L'individualiste se tient autant à distance des discoureurs édulcorants et des orateurs miel-et-sucre que des agents provocateurs ; les uns et les autres font œuvre d'émasculation et de superficialité, quand ils n'émargent pas aux mêmes fonds secrets.

L'individualiste, pour commencer, est combattu au sain de sa propre famille ; il n'est pas toujours compris de ses camarades ; il est mal vu de son patron, de ses voisins ; il jouit de la déconsidération générale. Il en prendra son parti, voilà tout.

La prison le guette à tous les pas. Il est toujours plus ou moins sous la surveillance de la police. Les mouchards le font souvent jeter à la porte de l'emploi qu'il occupe. S'avise-t-il de faire un peu de propagande agressive : poursuites et années d'isolement.

Et la rébellion contre les préjugés moraux? A commencer par la jeune fille que, de son plein gré d'ailleurs, l'individualiste initiera aux premières caresses, acte naturel entre tous et qui l'exposera à de ridicules poursuites pour détournement de mineure. A continuer par la menace constante d'être jeté sur le pavé s'il affecte ou se contente de mener silencieusement une vie qui jure plus ou moins avec les idées reçues en matière de respectabilité, s'il se permet de porter des vêtements peu à la mode ou de fréquenter des gens qui déplaisent à sa concierge. A finir par être renié de tous, considéré comme l'opprobre du monde, comme le rebut de ce qui respire.

Point de possibilité de conciliation entre l'individualiste et une forme quelconque de société reposant sur l'autorité, qu'elle émane d'un autocrate, d'une aristocratie, d'une démocratie, d'une dictature de classe. Point de terrain d'entente entre l'anarchiste et tout milieu réglementé par les décisions d'une majorité ou les vœux d'une élite.

Contre lui se dresse la société tout entière. Lutte pour la liberté d'exposer son opinion, lutte pour la liberté de la vivre, lutte pour le pain, lutte pour le savoir ; une lutte, certes, qui ne se poursuivra pas sans joies profondes et au cours de laquelle il aura l’inappréciable satisfaction de voir tomber quelque pierre angulaire et peut être vaciller l'édifice social, mais lutte quand même.
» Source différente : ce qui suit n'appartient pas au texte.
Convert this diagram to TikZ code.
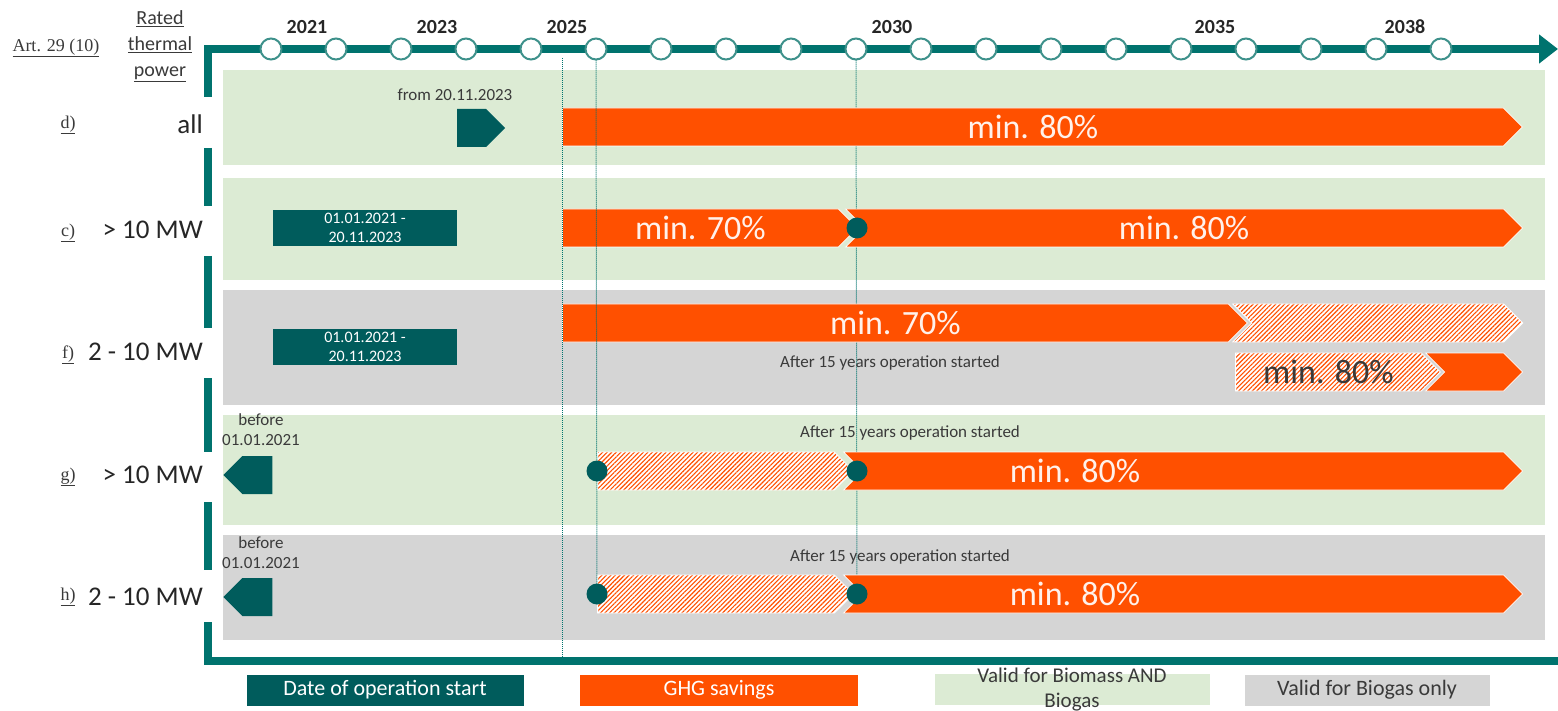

On voudrait que l'individualiste conclue une trêve, qu'il concède quelques points, se montre moins intraitable, moins acharné, moins intransigeant dans son œuvre de critique, qu'il ait pitié de ceux qui détiennent en leurs mains la puissance administrative, ou intellectuelle, ou monétaire. On lui propose de jouer un rôle de dupe et, en échange de sa tranquillité relative, de se faire le complice de gens intéressés au maintien de la société actuelle.

L'individualiste n'accepte pas. Sa vie sera une lutte, soit. Sa grande préoccupation désormais, c'est de la faire durer le plus long temps possible ».